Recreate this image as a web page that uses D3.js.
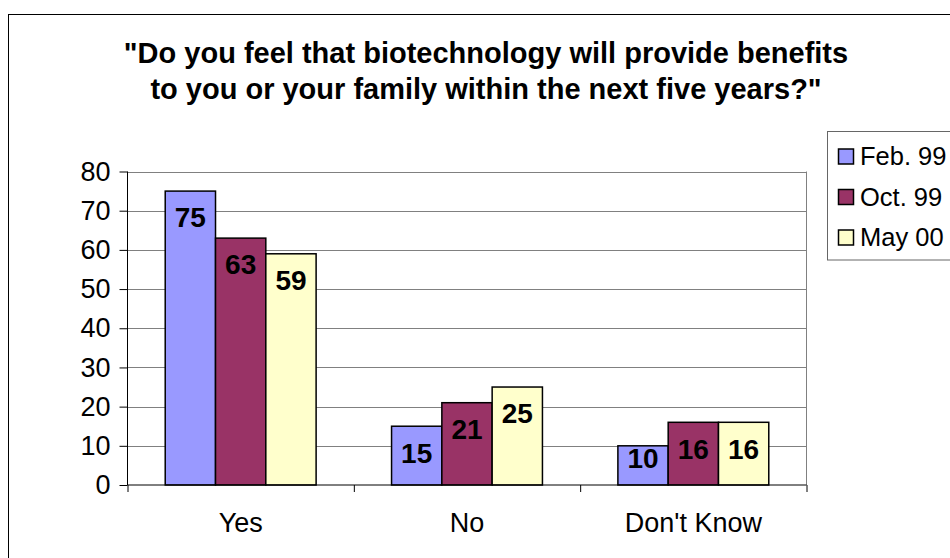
<!DOCTYPE html>
<html>
<head>
<meta charset="utf-8">
<script src="https://cdn.jsdelivr.net/npm/d3@7/dist/d3.min.js"></script>
<style>
  html, body { margin: 0; padding: 0; background: #fff; }
  svg { display: block; font-family: Arial, "Liberation Sans", sans-serif; }
</style>
</head>
<body>
<svg id="chart" width="950" height="558"></svg>
<script>
const titleLines = ['"Do you feel that biotechnology will provide benefits', 'to you or your family within the next five years?"'];
const categories = ["Yes", "No", "Don't Know"];
const seriesNames = ["Feb. 99", "Oct. 99", "May 00"];
const feb99 = [75, 15, 10];
const oct99 = [63, 21, 16];
const may00 = [59, 25, 16];
const seriesColors = ["#9999FF", "#993366", "#FFFFCC"];
const yTicks = [0, 10, 20, 30, 40, 50, 60, 70, 80];

const seriesValues = [feb99, oct99, may00];
const svg = d3.select("#chart");

// outer chart border
svg.append("rect").attr("x", 8.5).attr("y", 14.5).attr("width", 960).attr("height", 560)
  .attr("fill", "#fff").attr("stroke", "#000").attr("stroke-width", 1);

const plotL = 127.5, plotR = 806.5, plotT = 171.5, plotB = 485;

const x0 = d3.scaleBand().domain(categories).range([plotL, plotR]).padding(0);
const band = x0.bandwidth();
const x1 = d3.scaleBand().domain(seriesNames).range([band / 6, band * 5 / 6]).padding(0);
const y = d3.scaleLinear().domain([0, 80]).range([plotB, plotT]);

// gridlines
svg.append("g").selectAll("line").data(yTicks.filter(d => d > 0)).join("line")
  .attr("x1", plotL).attr("x2", plotR)
  .attr("y1", d => Math.round(y(d)) + 0.5).attr("y2", d => Math.round(y(d)) + 0.5)
  .attr("stroke", "#808080").attr("stroke-width", 1);
// right border of plot area
svg.append("line").attr("x1", plotR).attr("x2", plotR).attr("y1", plotT).attr("y2", plotB)
  .attr("stroke", "#808080").attr("stroke-width", 1);

// bars
const groups = svg.append("g").selectAll("g").data(categories).join("g")
  .attr("transform", c => `translate(${x0(c)},0)`);

groups.each(function(c, ci) {
  const g = d3.select(this);
  seriesNames.forEach((s, si) => {
    const v = seriesValues[si][ci];
    g.append("rect")
      .attr("x", x1(s)).attr("width", x1.bandwidth())
      .attr("y", y(v)).attr("height", y(0) - y(v))
      .attr("fill", seriesColors[si]).attr("stroke", "#000").attr("stroke-width", 1.5);
  });
  seriesNames.forEach((s, si) => {
    const v = seriesValues[si][ci];
    const h = y(0) - y(v);
    const off = h > 45 ? 26.5 : 12.5;
    g.append("text")
      .attr("x", x1(s) + x1.bandwidth() / 2).attr("y", y(v) + off)
      .attr("dy", "0.35em").attr("text-anchor", "middle")
      .attr("font-size", 28).attr("font-weight", "bold").attr("fill", "#000")
      .text(v);
  });
});

// y axis
const yAxis = d3.axisLeft(y).tickValues(yTicks).tickSize(8).tickPadding(9);
const yg = svg.append("g").attr("transform", `translate(${plotL},0)`).call(yAxis);
yg.select(".domain").attr("stroke", "#000").attr("d", `M0,${plotT}V${plotB}`);
yg.selectAll(".tick line").attr("stroke", "#000");
yg.selectAll(".tick text").attr("font-size", 27).attr("fill", "#000")
  .attr("font-family", "Arial, 'Liberation Sans', sans-serif");

// x axis: boundary ticks
const xb = d3.scaleLinear().domain([0, categories.length]).range([plotL, plotR]);
const xAxis = d3.axisBottom(xb).tickValues(d3.range(categories.length + 1)).tickSize(7).tickFormat("");
const xg = svg.append("g").attr("transform", `translate(0,${plotB})`).call(xAxis);
xg.select(".domain").attr("stroke", "#000").attr("d", `M${plotL},0H${plotR}`);
xg.selectAll(".tick line").attr("stroke", "#000");

// category labels
svg.append("g").selectAll("text").data(categories).join("text")
  .attr("x", c => x0(c) + band / 2).attr("y", 531.5)
  .attr("text-anchor", "middle").attr("font-size", 27).attr("fill", "#000")
  .text(c => c);

// title
svg.append("g").selectAll("text").data(titleLines).join("text")
  .attr("x", 486).attr("y", (d, i) => 62.5 + i * 36)
  .attr("text-anchor", "middle").attr("font-size", 29).attr("font-weight", "bold").attr("fill", "#000")
  .text(d => d);

// legend
const lg = svg.append("g");
lg.append("rect").attr("x", 827.5).attr("y", 131.5).attr("width", 140).attr("height", 128.5)
  .attr("fill", "#fff").attr("stroke", "#666").attr("stroke-width", 1);
seriesNames.forEach((s, i) => {
  const cy = 156.5 + i * 40.5;
  lg.append("rect").attr("x", 838.5).attr("y", cy - 7.5).attr("width", 15).attr("height", 15)
    .attr("fill", seriesColors[i]).attr("stroke", "#000").attr("stroke-width", 1.5);
  lg.append("text").attr("x", 860).attr("y", cy).attr("dy", "0.35em")
    .attr("font-size", 25.5).attr("fill", "#000").text(s);
});
</script>
</body>
</html>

**Exercise objective**
Repeat the material above word for word and skip every image in it.

**Solution to this problem**
Recreate this image as a web page that uses D3.js.
<!DOCTYPE html>
<html>
<head>
<meta charset="utf-8">
<script src="https://cdn.jsdelivr.net/npm/d3@7/dist/d3.min.js"></script>
<style>
  html, body { margin: 0; padding: 0; background: #fff; }
  svg { display: block; font-family: Arial, "Liberation Sans", sans-serif; }
</style>
</head>
<body>
<svg id="chart" width="950" height="558"></svg>
<script>
const titleLines = ['"Do you feel that biotechnology will provide benefits', 'to you or your family within the next five years?"'];
const categories = ["Yes", "No", "Don't Know"];
const seriesNames = ["Feb. 99", "Oct. 99", "May 00"];
const feb99 = [75, 15, 10];
const oct99 = [63, 21, 16];
const may00 = [59, 25, 16];
const seriesColors = ["#9999FF", "#993366", "#FFFFCC"];
const yTicks = [0, 10, 20, 30, 40, 50, 60, 70, 80];

const seriesValues = [feb99, oct99, may00];
const svg = d3.select("#chart");

// outer chart border
svg.append("rect").attr("x", 8.5).attr("y", 14.5).attr("width", 960).attr("height", 560)
  .attr("fill", "#fff").attr("stroke", "#000").attr("stroke-width", 1);

const plotL = 127.5, plotR = 806.5, plotT = 171.5, plotB = 485;

const x0 = d3.scaleBand().domain(categories).range([plotL, plotR]).padding(0);
const band = x0.bandwidth();
const x1 = d3.scaleBand().domain(seriesNames).range([band / 6, band * 5 / 6]).padding(0);
const y = d3.scaleLinear().domain([0, 80]).range([plotB, plotT]);

// gridlines
svg.append("g").selectAll("line").data(yTicks.filter(d => d > 0)).join("line")
  .attr("x1", plotL).attr("x2", plotR)
  .attr("y1", d => Math.round(y(d)) + 0.5).attr("y2", d => Math.round(y(d)) + 0.5)
  .attr("stroke", "#808080").attr("stroke-width", 1);
// right border of plot area
svg.append("line").attr("x1", plotR).attr("x2", plotR).attr("y1", plotT).attr("y2", plotB)
  .attr("stroke", "#808080").attr("stroke-width", 1);

// bars
const groups = svg.append("g").selectAll("g").data(categories).join("g")
  .attr("transform", c => `translate(${x0(c)},0)`);

groups.each(function(c, ci) {
  const g = d3.select(this);
  seriesNames.forEach((s, si) => {
    const v = seriesValues[si][ci];
    g.append("rect")
      .attr("x", x1(s)).attr("width", x1.bandwidth())
      .attr("y", y(v)).attr("height", y(0) - y(v))
      .attr("fill", seriesColors[si]).attr("stroke", "#000").attr("stroke-width", 1.5);
  });
  seriesNames.forEach((s, si) => {
    const v = seriesValues[si][ci];
    const h = y(0) - y(v);
    const off = h > 45 ? 26.5 : 12.5;
    g.append("text")
      .attr("x", x1(s) + x1.bandwidth() / 2).attr("y", y(v) + off)
      .attr("dy", "0.35em").attr("text-anchor", "middle")
      .attr("font-size", 28).attr("font-weight", "bold").attr("fill", "#000")
      .text(v);
  });
});

// y axis
const yAxis = d3.axisLeft(y).tickValues(yTicks).tickSize(8).tickPadding(9);
const yg = svg.append("g").attr("transform", `translate(${plotL},0)`).call(yAxis);
yg.select(".domain").attr("stroke", "#000").attr("d", `M0,${plotT}V${plotB}`);
yg.selectAll(".tick line").attr("stroke", "#000");
yg.selectAll(".tick text").attr("font-size", 27).attr("fill", "#000")
  .attr("font-family", "Arial, 'Liberation Sans', sans-serif");

// x axis: boundary ticks
const xb = d3.scaleLinear().domain([0, categories.length]).range([plotL, plotR]);
const xAxis = d3.axisBottom(xb).tickValues(d3.range(categories.length + 1)).tickSize(7).tickFormat("");
const xg = svg.append("g").attr("transform", `translate(0,${plotB})`).call(xAxis);
xg.select(".domain").attr("stroke", "#000").attr("d", `M${plotL},0H${plotR}`);
xg.selectAll(".tick line").attr("stroke", "#000");

// category labels
svg.append("g").selectAll("text").data(categories).join("text")
  .attr("x", c => x0(c) + band / 2).attr("y", 531.5)
  .attr("text-anchor", "middle").attr("font-size", 27).attr("fill", "#000")
  .text(c => c);

// title
svg.append("g").selectAll("text").data(titleLines).join("text")
  .attr("x", 486).attr("y", (d, i) => 62.5 + i * 36)
  .attr("text-anchor", "middle").attr("font-size", 29).attr("font-weight", "bold").attr("fill", "#000")
  .text(d => d);

// legend
const lg = svg.append("g");
lg.append("rect").attr("x", 827.5).attr("y", 131.5).attr("width", 140).attr("height", 128.5)
  .attr("fill", "#fff").attr("stroke", "#666").attr("stroke-width", 1);
seriesNames.forEach((s, i) => {
  const cy = 156.5 + i * 40.5;
  lg.append("rect").attr("x", 838.5).attr("y", cy - 7.5).attr("width", 15).attr("height", 15)
    .attr("fill", seriesColors[i]).attr("stroke", "#000").attr("stroke-width", 1.5);
  lg.append("text").attr("x", 860).attr("y", cy).attr("dy", "0.35em")
    .attr("font-size", 25.5).attr("fill", "#000").text(s);
});
</script>
</body>
</html>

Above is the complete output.